Claire Ross, a 6th year PhD student in Germanic Languages and Literatures, has been abroad in Hamburg, Germany. She provided us this update about her time there.
Since fall 2016, I have been based at the University of Hamburg in Germany (funded by DAAD and the Graduate School), where I am completing my dissertation on the figure of the artist in Turkish German literature and film. I play an active part in departmental and university life here, attending research colloquia, and also established a regular writing workshop for PhD students here in Hamburg.
I have participated in a number of academic conferences and events in Europe. In summer 2017, the University of Hamburg Slavic Studies department invited me as a plenary speaker for their student conference, “Grenzenlos.” In July 2017, I was one of twenty humanities scholars (including three WashU alumni: Necia Chronister, Carol-Ann Costabile-Heming and Thomas Kniesche) who were selected to participate in the Notre Dame Berlin Seminar.
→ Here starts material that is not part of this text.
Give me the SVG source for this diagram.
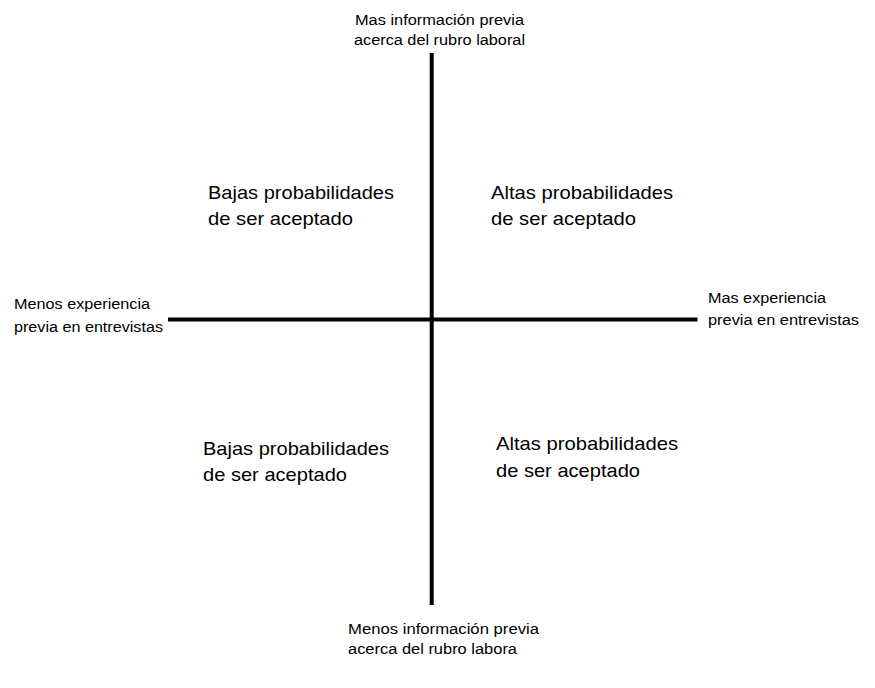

The seminar provided the spark for an article on which I worked with fellow seminar participants Necia Chronister, Sarah Traylor and Ulrike Wiethaus. In November 2017, I received a DAAD travel grant to give a presentation at the Germanistische Institutspartnerschaft conference at Ege University in Izmir, Turkey. I was excited to make my first trip to Turkey, and to engage with scholars based there who are also working in my field.
In addition to staying in touch with my dissertation committee (led by Prof. Erin McGlothlin) and other dissertating students in St Louis, my research has benefited greatly from the advice I have received from Prof. Ortrud Gutjahr and her team in the Arbeitsstelle für Interkulturelle Literatur- und Medienwissenschaft at the University of Hamburg, the excellent primary and secondary resources here, and a dedicated materials budget awarded by the DAAD. I plan to defend my dissertation in St. Louis in August 2018.